■ Materials provided:
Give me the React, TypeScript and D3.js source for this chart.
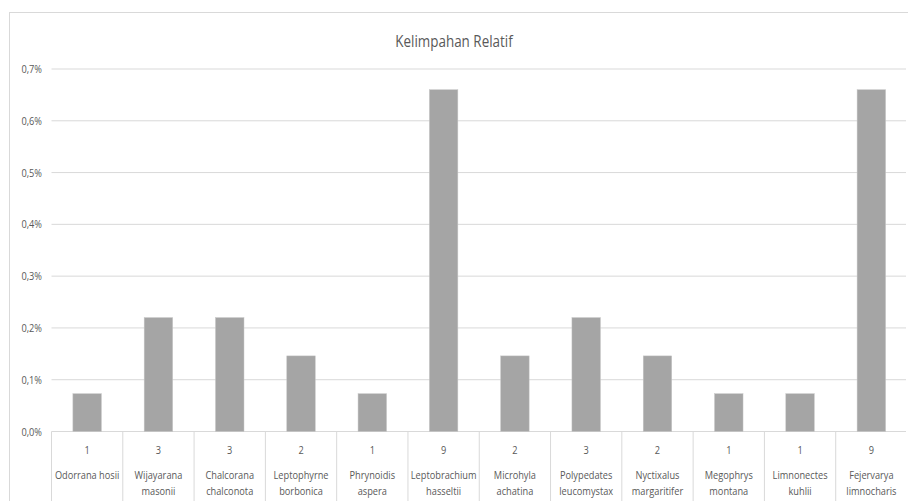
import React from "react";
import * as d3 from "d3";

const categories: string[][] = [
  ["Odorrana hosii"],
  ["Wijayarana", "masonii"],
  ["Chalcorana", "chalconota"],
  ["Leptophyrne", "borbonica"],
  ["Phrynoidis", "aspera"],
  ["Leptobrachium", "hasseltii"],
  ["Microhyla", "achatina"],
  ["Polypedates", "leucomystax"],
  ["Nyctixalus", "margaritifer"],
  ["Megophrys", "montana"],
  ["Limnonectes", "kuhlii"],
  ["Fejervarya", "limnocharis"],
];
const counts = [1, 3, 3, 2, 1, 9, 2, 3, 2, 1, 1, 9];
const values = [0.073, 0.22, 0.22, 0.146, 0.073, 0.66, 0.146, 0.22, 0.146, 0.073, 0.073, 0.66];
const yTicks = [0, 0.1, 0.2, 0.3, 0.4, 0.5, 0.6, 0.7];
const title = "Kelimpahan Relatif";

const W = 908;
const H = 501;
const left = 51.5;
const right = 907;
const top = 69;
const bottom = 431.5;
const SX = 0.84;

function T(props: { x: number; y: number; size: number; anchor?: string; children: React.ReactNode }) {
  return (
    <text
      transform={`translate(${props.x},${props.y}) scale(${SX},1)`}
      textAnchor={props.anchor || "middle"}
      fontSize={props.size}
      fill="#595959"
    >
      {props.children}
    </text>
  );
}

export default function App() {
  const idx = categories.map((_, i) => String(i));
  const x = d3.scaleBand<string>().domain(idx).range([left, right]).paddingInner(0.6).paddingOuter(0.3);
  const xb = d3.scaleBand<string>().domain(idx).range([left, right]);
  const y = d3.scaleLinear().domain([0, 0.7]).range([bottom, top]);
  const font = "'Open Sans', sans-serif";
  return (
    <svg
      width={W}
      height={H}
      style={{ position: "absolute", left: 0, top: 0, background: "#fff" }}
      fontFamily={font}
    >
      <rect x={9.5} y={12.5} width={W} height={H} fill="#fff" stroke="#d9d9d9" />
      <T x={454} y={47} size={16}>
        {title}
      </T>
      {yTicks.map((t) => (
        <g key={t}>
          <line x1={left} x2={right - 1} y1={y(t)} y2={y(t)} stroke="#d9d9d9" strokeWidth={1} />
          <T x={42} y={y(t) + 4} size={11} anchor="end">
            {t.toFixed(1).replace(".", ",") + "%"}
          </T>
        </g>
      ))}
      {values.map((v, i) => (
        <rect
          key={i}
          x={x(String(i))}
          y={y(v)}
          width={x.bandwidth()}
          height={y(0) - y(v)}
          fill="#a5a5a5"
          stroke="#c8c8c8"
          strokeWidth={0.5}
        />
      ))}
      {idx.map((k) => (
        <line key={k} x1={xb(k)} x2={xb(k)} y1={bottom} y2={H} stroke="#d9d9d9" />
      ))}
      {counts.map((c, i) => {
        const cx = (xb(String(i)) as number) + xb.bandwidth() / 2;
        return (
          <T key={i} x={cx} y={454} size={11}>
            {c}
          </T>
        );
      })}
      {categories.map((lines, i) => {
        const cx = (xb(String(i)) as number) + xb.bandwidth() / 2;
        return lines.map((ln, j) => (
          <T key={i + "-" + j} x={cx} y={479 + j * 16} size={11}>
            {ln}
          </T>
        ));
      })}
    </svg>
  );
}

* * *

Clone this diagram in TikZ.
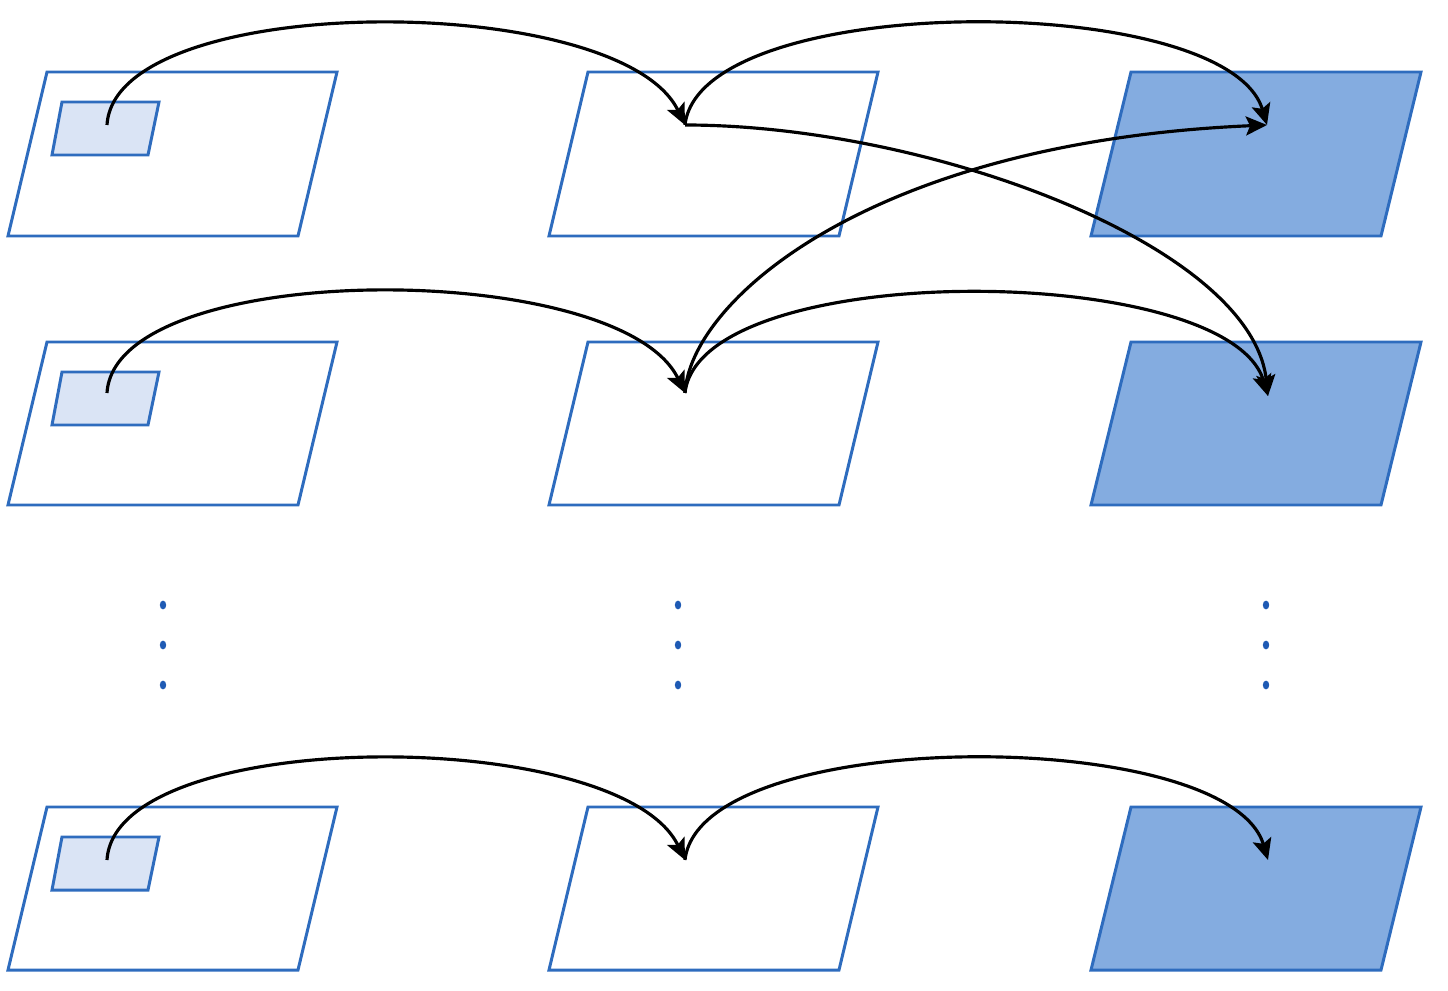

■ Your objective:
Keep to the lines above from the line with "Give me the" to the line with "import * as", and set down exactly those, inclusive, with nothing else and every picture left out.

■ Complete output:
Give me the React, TypeScript and D3.js source for this chart.
import React from "react";
import * as d3 from "d3";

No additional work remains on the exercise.